According to the US company Meta, it has developed an algorithm that can translate between 200 different languages and delivers an average of over 40 percent better quality than previous predecessors. The tool of the Facebook, Instagram and Whatsapp mother is called NLLB-200 (for “No Language Left Behind”, i.e. “Leave no language behind”) and is now being made available as open source. With additional tools, more languages can be added and more inclusive techniques can be built, explains Meta’s AI department. Based on the algorithm, translations on Facebook, Instagram and Wikipedia are to be improved first.
Recourse to better training data
Meta AI not only wants to use the algorithm to better connect people, but also to ensure that they “can become part of the metaverse tomorrow”. A “significant breakthrough” was achieved with NLLB-200. It can be used to produce “excellent translations” into and from 200 different languages, including many that translation software has not previously supported sufficiently or at all – for example Kikamba (about four million speakers in Kenya and Tanzania) and Lao (30 million speakers). in Southeast Asia).
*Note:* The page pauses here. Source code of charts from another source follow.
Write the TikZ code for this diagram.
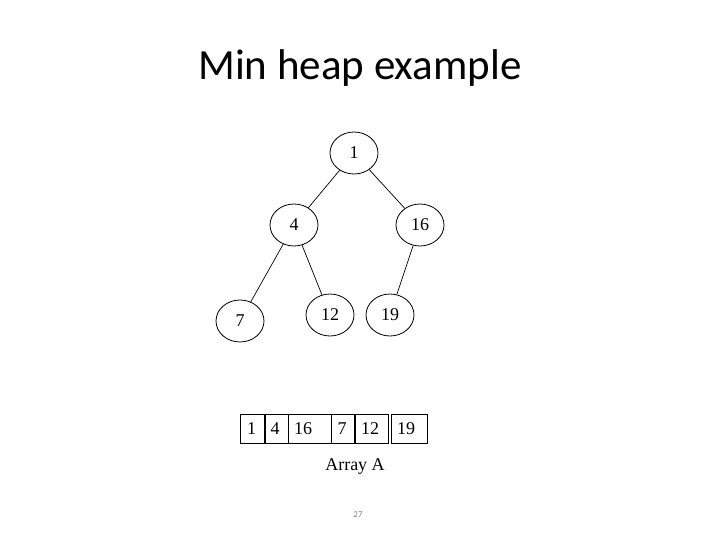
\documentclass[tikz,border=0pt]{standalone}
\usepackage{fontspec}
\setmainfont{Liberation Serif}
\newfontfamily\titlefont{Carlito}
\usetikzlibrary{shapes.geometric}
\begin{document}
\begin{tikzpicture}[x=1pt,y=-1pt,
  heapnode/.style={draw,ellipse,minimum width=48pt,minimum height=42pt,inner sep=0pt,line width=0.8pt,font=\fontsize{18}{18}\selectfont},
  edge/.style={line width=0.7pt},
  cell/.style={draw,rectangle,line width=0.9pt,minimum height=29pt,inner sep=0pt},
  celltext/.style={inner sep=0pt,font=\fontsize{18}{18}\selectfont}]
\useasboundingbox (0,0) rectangle (720,540);
\node[font=\titlefont\fontsize{43}{43}\selectfont] (title) at (360,68) {Min heap example};
\node[heapnode] (n1) at (354,153) {1};
\node[heapnode] (n4) at (294,225) {4};
\node[heapnode] (n16) at (420,225) {16};
\node[heapnode] (n7) at (240,321) {7};
\node[heapnode] (n12) at (330,315) {12};
\node[heapnode] (n19) at (390,315) {19};
\draw[edge] (n1) -- (n4);
\draw[edge] (n1) -- (n16);
\draw[edge] (n4) -- (n7);
\draw[edge] (n4) -- (n12);
\draw[edge] (n16) -- (n19);
\node[cell,minimum width=25.5pt] (c1) at (252.75,428.5) {};
\node[cell,minimum width=23.5pt] (c2) at (276.25,428.5) {};
\node[cell,minimum width=43pt] (c3) at (309.5,428.5) {};
\node[cell,minimum width=24.5pt] (c4) at (343.25,428.5) {};
\node[cell,minimum width=33.5pt] (c5) at (371.25,428.5) {};
\node[cell,minimum width=36pt] (c6) at (409,428.5) {};
\node[celltext] (t1) at (251.5,429) {1};
\node[celltext] (t2) at (275,429) {4};
\node[celltext] (t3) at (303,429) {16};
\node[celltext] (t4) at (342,429) {7};
\node[celltext] (t5) at (370,429) {12};
\node[celltext] (t6) at (406,429) {19};
\node[font=\fontsize{18}{18}\selectfont] (arr) at (355,466) {Array A};
\node[font=\titlefont\fontsize{9}{9}\selectfont,text=gray] (pg) at (358,515) {27};
\end{tikzpicture}
\end{document}
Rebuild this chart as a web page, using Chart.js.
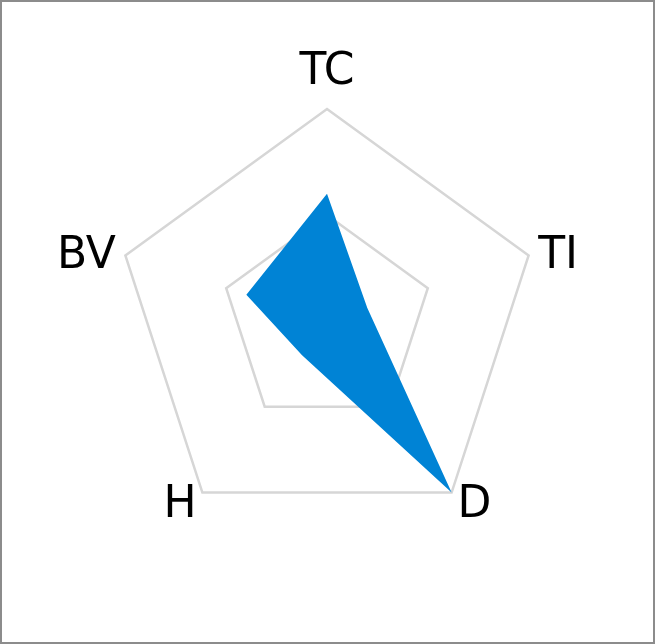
<!DOCTYPE html>
<html>
<head>
<meta charset="utf-8">
<script src="https://cdn.jsdelivr.net/npm/chart.js@4"></script>
<style>
  html, body { margin: 0; padding: 0; background: #fff; }
  #wrap { width: 655px; height: 644px; box-sizing: border-box; border: 2px solid #8c8c8c; }
  canvas { display: block; }
</style>
</head>
<body>
<div id="wrap"><canvas id="radarChart" width="651" height="640"></canvas></div>
<script>
const labels = ['TC', 'TI', 'D', 'H', 'BV'];
const values = [6, 2, 10, 2, 4];
const scaleMax = 10;
const scaleStep = 5;

// draws the axis names next to each outer vertex
const axisNames = {
    id: 'axisNames',
    afterDraw(chart) {
        const scale = chart.scales.r;
        const ctx = chart.ctx;
        ctx.save();
        ctx.font = '44px "DejaVu Sans"';
        ctx.fillStyle = '#000';
        ctx.textBaseline = 'alphabetic';
        labels.forEach((name, i) => {
            const p = scale.getPointPosition(i, scale.drawingArea + 10);
            const dx = p.x - scale.xCenter;
            ctx.textAlign = Math.abs(dx) < 1 ? 'center' : (dx > 0 ? 'left' : 'right');
            const y = Math.abs(dx) < 1 ? p.y - 15 : p.y + 16;
            ctx.fillText(name, p.x, y);
        });
        ctx.restore();
    }
};

const ctx = document.getElementById('radarChart').getContext('2d');
new Chart(ctx, {
    type: 'radar',
    data: {
        labels: labels,
        datasets: [{
            data: values,
            backgroundColor: '#0083d5',
            borderWidth: 0,
            pointRadius: 0,
            fill: true
        }]
    },
    options: {
        responsive: false,
        animation: false,
        layout: { padding: { top: 107, bottom: 109, left: 113, right: 114 } },
        plugins: { legend: { display: false }, tooltip: { enabled: false } },
        scales: {
            r: {
                min: 0,
                max: scaleMax,
                ticks: { display: false, stepSize: scaleStep },
                grid: { color: '#d6d6d6', lineWidth: 2.5 },
                angleLines: { display: false },
                pointLabels: { display: false }
            }
        }
    },
    plugins: [axisNames]
});
</script>
</body>
</html>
The improvement of over 40 percent on average and sometimes over 70 percent was determined by Meta with an in-house benchmark called FLORES, which was published as open source a year ago and is based on translations by native speakers.
Meta had already made public in February that they were working on an AI-supported real-time translator, but at that time there was still talk of 100 languages. Expanding to twice as many has now been a significant challenge, Meta AI explains. For example, immense amounts of parallel corpora are necessary to train the software, i.e. texts that are available in several languages. Recourse to data mining on the Internet often only delivers inferior text quality, which is why Meta resorts to professional translations and reviews. Furthermore, it is difficult to optimize a single model for hundreds of languages at a time without affecting overall performance. The pipeline for cleaning up the data, with which “toxic content” is to be filtered out, has also been completely revised.
A list of the languages supported by NLLB-200 is available in a research paper published by the research team. It is also indicated there whether the respective languages are supported by previous translation tools from Google or Microsoft. For the first time, NLLB-200 can therefore translate from and into Asturian (northern Spain) and Scottish Gaelic. Limburgish (southern Low Franconian) and Silesian are listed here as languages spoken in Germany, among others. Meanwhile, there is a demonstration of the technology on a dedicated Meta AI website. Several children’s books could be automatically translated there, but so far only into one of 15 languages. The remaining almost 200 are to follow “soon”. According to Meta AI, technology based on NLLB-200 can also be tried out in a translation tool that the Wikimedia Foundation makes available to the editors of Wikipedia.